Thursday, May 20, 2021

American Chipmakers Innovate While Congress Debates Subsidizing Them

By Scott Lincicome of Cato.

"The Senate this week has begun considering the “The United States Innovation and Competition Act of 2021,” which — among many other things — appropriates $52 billion in subsidies for U.S. semiconductor manufacturing facilities and research and development. The stated justification for the bill, according to the fact sheet that accompanied the legislation, is “to encourage the development of domestic semiconductor manufacturing capabilities and ensure the U.S. stay on the cutting‐​edge of the industry with R&D” and to counter China, which is “aggressively investing over $150 billion in semiconductor manufacturing so they can control this key technology.” As I’ve written here previously, there’s little evidence that cash‐​rich chipmakers need taxpayer money (by their own admission); that the current chip shortage will be solved by industrial policy; that U.S. semiconductor R&D or capital expenditures are suffering; or that China — whose industry is years behind global leaders (including U.S.-based Intel) — is a major commercial threat.

And, leaving aside the not‐​insignificant fact that the proposed subsidies do not actually target “cutting‐​edge” R&D, several recent headlines reinforce the aforementioned points:

“Despite Chip Shortage, Chip Innovation Is Booming”

Perhaps most striking, what was a trickle of new chip companies is now approaching a flood. Equity investors for years viewed semiconductor companies as too costly to set up, but in 2020 plowed more than $12 billion into 407 chip‐​related companies, according to CB Insights.

Though a tiny fraction of all venture capital investments, that was more than double what the industry received in 2019 and eight times the total for 2016. Synopsys is tracking more than 200 start‐​ups designing chips for artificial intelligence, the ultrahot technology powering everything from smart speakers to self‐​driving cars.

Cerebras, a start‐​up that sells massive artificial‐​intelligence processors that span an entire silicon wafer, for example, has attracted more than $475 million. Groq, a start‐​up whose chief executive previously helped design an artificial‐​intelligence chip for Google, has raised $367 million.

“It’s a bloody miracle,” said Jim Keller, a veteran chip designer whose résumé includes stints at Apple, Tesla and Intel and who now works at the A.I. chip start‐​up Tenstorrent. “Ten years ago you couldn’t do a hardware start‐​up.”

“IBM says it has created the world’s smallest and most powerful microchip”

On Thursday, IBM announced it has created a 2‐​nanometer chip, the smallest, most powerful microchip yet developed.
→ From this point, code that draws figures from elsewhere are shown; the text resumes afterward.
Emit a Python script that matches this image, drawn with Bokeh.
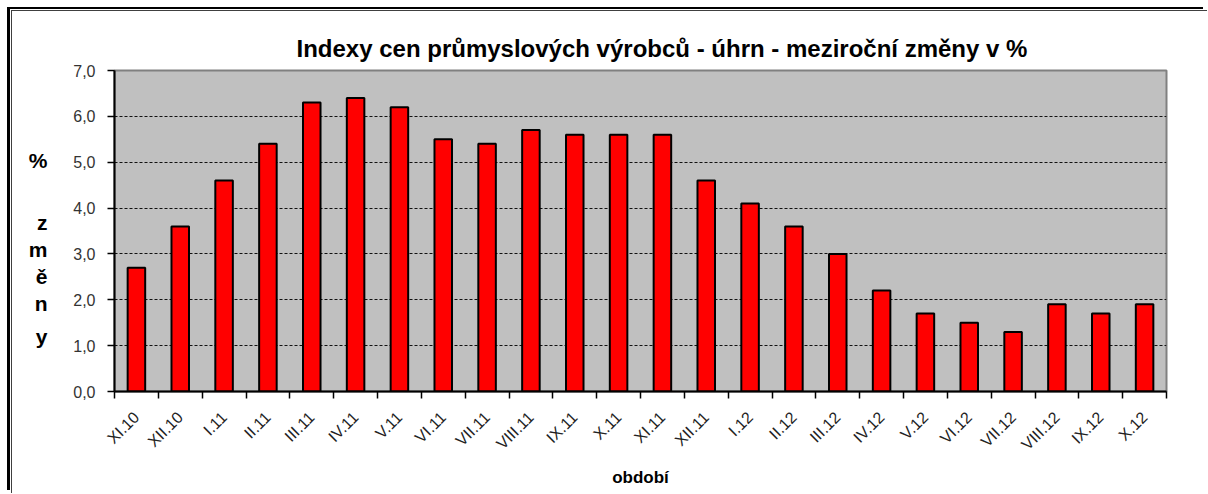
import math
from bokeh.plotting import figure
from bokeh.models import FixedTicker, LinearAxis, Range1d
from bokeh.embed import file_html
from bokeh.resources import INLINE

categories = ["XI.10", "XII.10", "I.11", "II.11", "III.11", "IV.11", "V.11", "VI.11",
              "VII.11", "VIII.11", "IX.11", "X.11", "XI.11", "XII.11", "I.12", "II.12",
              "III.12", "IV.12", "V.12", "VI.12", "VII.12", "VIII.12", "IX.12", "X.12"]
values = [2.7, 3.6, 4.6, 5.4, 6.3, 6.4, 6.2, 5.5, 5.4, 5.7, 5.6, 5.6,
          5.6, 4.6, 4.1, 3.6, 3.0, 2.2, 1.7, 1.5, 1.3, 1.9, 1.7, 1.9]
y_ticks = [0, 1, 2, 3, 4, 5, 6, 7]
y_tick_labels = ["0,0", "1,0", "2,0", "3,0", "4,0", "5,0", "6,0", "7,0"]
title_text = "Indexy cen průmyslových výrobců - úhrn - meziroční změny v %"
x_title = "období"
y_title_parts = ["%", "z", "m", "ě", "n", "y"]

FONT = "Liberation Sans"
n = len(categories)
centers = [i + 0.5 for i in range(n)]

# canvas geometry (canvas-relative pixels); canvas origin at page (12, 11)
W, H = 1196, 483
FL, FR, FT, FB = 102, 1154, 59, 380  # frame left/right/top/bottom
YMAX = 7


def px_to_y(page_py):
    # page pixel row -> y value, used only to place the stacked axis-title letters
    return (FB + 11 - page_py) / (FB - FT) * YMAX


p = figure(width=W, height=H, x_range=Range1d(0, n), y_range=Range1d(0, YMAX),
           output_backend="svg", toolbar_location=None,
           min_border_left=FL, min_border_right=W - FR,
           min_border_top=FT, min_border_bottom=H - FB)
p.styles = {"margin-left": "12px", "margin-top": "11px",
            "box-shadow": "-1px -1px 0 0 #404040, -2px -2px 0 0 white, -5px -4px 0 0 black"}

p.background_fill_color = "#C0C0C0"
p.border_fill_color = "white"
p.outline_line_color = "#808080"
p.outline_line_width = 2

p.vbar(x=centers, top=values, width=0.4, fill_color="#FF0000",
       line_color="black", line_width=2)

# title
p.title.text = title_text
p.title.align = "left"
p.title.offset = 182
p.title.standoff = 18
p.title.text_font = FONT
p.title.text_font_size = "24px"
p.title.text_font_style = "bold"
p.title.text_color = "black"

# grid
p.xgrid.grid_line_color = None
p.ygrid.ticker = FixedTicker(ticks=y_ticks)
p.ygrid.grid_line_color = "#111111"
p.ygrid.grid_line_dash = "3 2"
p.ygrid.grid_line_width = 1

# y axis
p.yaxis.ticker = FixedTicker(ticks=y_ticks)
p.yaxis.major_label_overrides = {t: l for t, l in zip(y_ticks, y_tick_labels)}
p.yaxis.major_label_text_font = FONT
p.yaxis.major_label_text_font_size = "16px"
p.yaxis.major_label_text_color = "#333333"
p.yaxis.major_tick_out = 7
p.yaxis.major_tick_in = 0
p.yaxis.minor_tick_line_color = None
p.yaxis.major_label_standoff = 12
p.yaxis.axis_line_color = "black"
p.yaxis.axis_line_width = 2
p.yaxis.major_tick_line_width = 1.5

# stacked y-axis title drawn as a label-only axis
letter_rows = [160, 222, 249, 276, 303, 336]
letter_pos = [px_to_y(r) for r in letter_rows]
yt = LinearAxis(ticker=FixedTicker(ticks=letter_pos),
                major_label_overrides={v: c for v, c in zip(letter_pos, y_title_parts)},
                axis_line_color=None, major_tick_line_color=None, minor_tick_line_color=None,
                major_tick_out=0, major_tick_in=0,
                major_label_text_font=FONT, major_label_text_font_size="21px",
                major_label_text_font_style="bold", major_label_text_color="black",
                major_label_text_align="center", major_label_standoff=23)
p.add_layout(yt, "left")

# x axis
p.xaxis.ticker = FixedTicker(ticks=centers, minor_ticks=list(range(n + 1)))
p.xaxis.major_label_overrides = {c: l for c, l in zip(centers, categories)}
p.xaxis.major_label_orientation = math.pi / 4
p.xaxis.major_label_text_font = FONT
p.xaxis.major_label_text_font_size = "16px"
p.xaxis.major_label_text_color = "#222222"
p.xaxis.major_tick_out = 0
p.xaxis.major_tick_in = 0
p.xaxis.minor_tick_out = 7
p.xaxis.minor_tick_in = 0
p.xaxis.minor_tick_line_color = "black"
p.xaxis.minor_tick_line_width = 1.5
p.xaxis.major_label_standoff = 16
p.xaxis.axis_line_color = "black"
p.xaxis.axis_line_width = 2
p.xaxis.axis_label = x_title
p.xaxis.axis_label_text_font = FONT
p.xaxis.axis_label_text_font_size = "17px"
p.xaxis.axis_label_text_font_style = "bold"
p.xaxis.axis_label_text_color = "black"
p.xaxis.axis_label_standoff = 6

open("out.html", "w").write(file_html(p, INLINE))
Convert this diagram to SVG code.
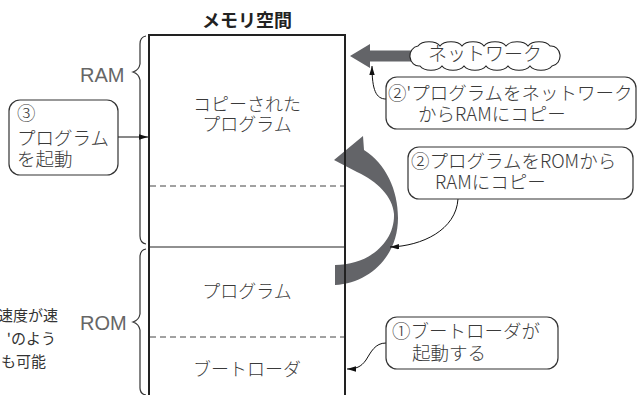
<svg xmlns="http://www.w3.org/2000/svg" width="637" height="395" viewBox="0 0 637 395">
<style>
.t{font-family:"Noto Sans CJK JP","Liberation Sans",sans-serif;fill:#3a3a3a;font-weight:300;}
.m{font-size:18px;}
.b{font-size:18.5px;}
.n{font-family:"Noto Sans CJK JP",sans-serif;fill:#333;font-size:15px;}
.lat{font-family:"Liberation Sans","Noto Sans CJK JP",sans-serif;fill:#666;font-size:20px;}
.box{fill:#fff;stroke:#333;stroke-width:1.2;}
.mem{fill:none;stroke:#222;stroke-width:2;}
.dash{stroke:#444;stroke-width:1;stroke-dasharray:6 4;fill:none;}
.brace{fill:none;stroke:#333;stroke-width:1.2;}
.con{fill:none;stroke:#111;stroke-width:1;}
.big{fill:#636468;}
</style>
<defs>
<marker id="ah" viewBox="0 0 10 6" refX="10" refY="3" markerWidth="9" markerHeight="5.5" orient="auto" markerUnits="userSpaceOnUse">
<path d="M0,0 L10,3 L0,6 Z" fill="#111"/>
</marker>
</defs>

<text x="247" y="27" font-family="Noto Sans CJK JP, sans-serif" font-size="18" font-weight="bold" fill="#222" text-anchor="middle">メモリ空間</text>

<g id="big-arrow">
<path class="big" d="M335,285 C370,283 398,256 398,218 C398,190 386,164 364,150 L363,136 L334,160 L357,172 C377,181 393,197 394,214 C395,243 368,265 335,265 Z"/>
</g>

<g id="memory">
<path class="mem" d="M149,395 L149,35 L345,35 L345,395"/>
<line class="dash" x1="150" y1="186" x2="344" y2="186"/>
<line x1="150" y1="247" x2="344" y2="247" stroke="#222" stroke-width="1.2"/>
<line class="dash" x1="150" y1="337" x2="344" y2="337"/>
<text class="t m" x="247" y="111" text-anchor="middle">コピーされた</text>
<text class="t m" x="247" y="131" text-anchor="middle">プログラム</text>
<text class="t m" x="247" y="298" text-anchor="middle">プログラム</text>
<text class="t m" x="247" y="376" text-anchor="middle">ブートローダ</text>
</g>

<g id="ram-brace">
<path class="brace" d="M146,36 Q140,37 140,44 L140,64 Q139,70 133,72 Q139,74 140,80 L140,236 Q140,243 146,244"/>
<text class="lat" x="80" y="82">RAM</text>
</g>
<g id="rom-brace">
<path class="brace" d="M146,249 Q140,250 140,257 L140,314 Q139,320 133,322 Q139,324 140,330 L140,388 Q140,394 146,395"/>
<text class="lat" x="80" y="330">ROM</text>
</g>

<g id="side-note">
<text class="n" x="58" y="321" text-anchor="end">速度が速</text>
<text class="n" x="56" y="344" text-anchor="end">'のよう</text>
<text class="n" x="46" y="367" text-anchor="end">も可能</text>
</g>

<g id="net-arrow">
<path class="big" d="M414,50.5 L370,50.5 L370,44 L350,56 L370,68 L370,61.5 L414,61.5 Z"/>
</g>

<g id="cloud">
<path fill="#fff" stroke="#222" stroke-width="1.1" d="M418,46 a12,7 0 0 1 22,0 a12,7 0 0 1 22,0 a12,7 0 0 1 22,0 a12,7 0 0 1 22,0 a12,7 0 0 1 22,0 a12,7 0 0 1 22,0 a9,10 0 0 1 2,20 a12,7 0 0 1 -22,0 a12,7 0 0 1 -22,0 a12,7 0 0 1 -22,0 a12,7 0 0 1 -22,0 a12,7 0 0 1 -22,0 a12,7 0 0 1 -22,0 a9,10 0 0 1 -2,-20 Z"/>
<text class="t" font-size="19" x="485" y="61" text-anchor="middle">ネットワーク</text>
</g>

<g id="connectors">
<line class="con" x1="118" y1="137" x2="148" y2="137" marker-end="url(#ah)"/>
<path class="con" d="M386,99 C376,99 372,90 372,66" marker-end="url(#ah)"/>
<path class="con" d="M458,199 C456,230 422,246 390,247" marker-end="url(#ah)"/>
<path class="con" d="M386,343 C375,343 371,352 366,360 C361,367 356,369 347,369" marker-end="url(#ah)"/>
</g>

<g id="step3">
<rect class="box" x="9" y="100" width="109" height="75" rx="11"/>
<text class="t b" x="17" y="120">③</text>
<text class="t b" x="17" y="145">プログラム</text>
<text class="t b" x="17" y="166">を起動</text>
</g>

<g id="step2b">
<rect class="box" x="386" y="77" width="250" height="52" rx="11"/>
<text class="t b" x="388" y="100">②'プログラムをネットワーク</text>
<text class="t b" x="418" y="121">からRAMにコピー</text>
</g>

<g id="step2">
<rect class="box" x="408" y="147" width="225" height="52" rx="11"/>
<text class="t b" x="411" y="168">②プログラムをROMから</text>
<text class="t b" x="435" y="189">RAMにコピー</text>
</g>

<g id="step1">
<rect class="box" x="386" y="317" width="172" height="52" rx="11"/>
<text class="t b" x="392" y="338">①ブートローダが</text>
<text class="t b" x="412" y="360">起動する</text>
</g>
</svg>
Most computer chips powering devices today use 10‐​nanometer or 7‐​nanometer process technology, with some manufacturers producing 5‐​nanometer chips. The lower numbers denote smaller, more advanced processors. IBM’s new chip uses 2‐​nanometer process technology, a huge leap forward for the components used to power everything from consumers’ smart phones and appliances to supercomputers and transportation equipment.

“There are not many technologies or technological breakthroughs that end up lifting all boats,” director of IBM Research Dario Gil said in an interview. “This is an example of one.”

“China’s progress in advanced semiconductor technology slows”

China is facing delays in miniaturizing semiconductors. In a Nikkei survey, most of the seven major Chinese semiconductor manufacturing equipment makers that responded said their mainstay products were those for making 14 nanometer to 28 nm chips, which are two or three generations behind the world’s advanced chips. Some said even older generation machines were their main products.…

U.S. research firm IC Insights in January predicted that China’s self‐​sufficiency ratio for semiconductors would be only 19.4% in 2025. This was a slight downward correction after the firm in 2020 predicted the ratio would rise to 20.7% by 2024. It also noted that over half of the ratio was accounted for by mainland China units of overseas manufacturers, such as Taiwan Semiconductor Manufacturing (TSMC), and South Korea’s SK Hynix and Samsung Electronics, with the self‐​sufficiency ratio that involves only Chinese manufacturers estimated at around 10%.

China’s government under Xi had put large amounts of subsidies into semiconductor projects across the country until 2020, but the results of the funding were limited, with many projects failing. The government now seldom mentions the 70% self‐​sufficiency target laid out in its Made in China 2025 industrial policy.

The “crisis,” it seems, has been averted. Maybe someone should tell Congress."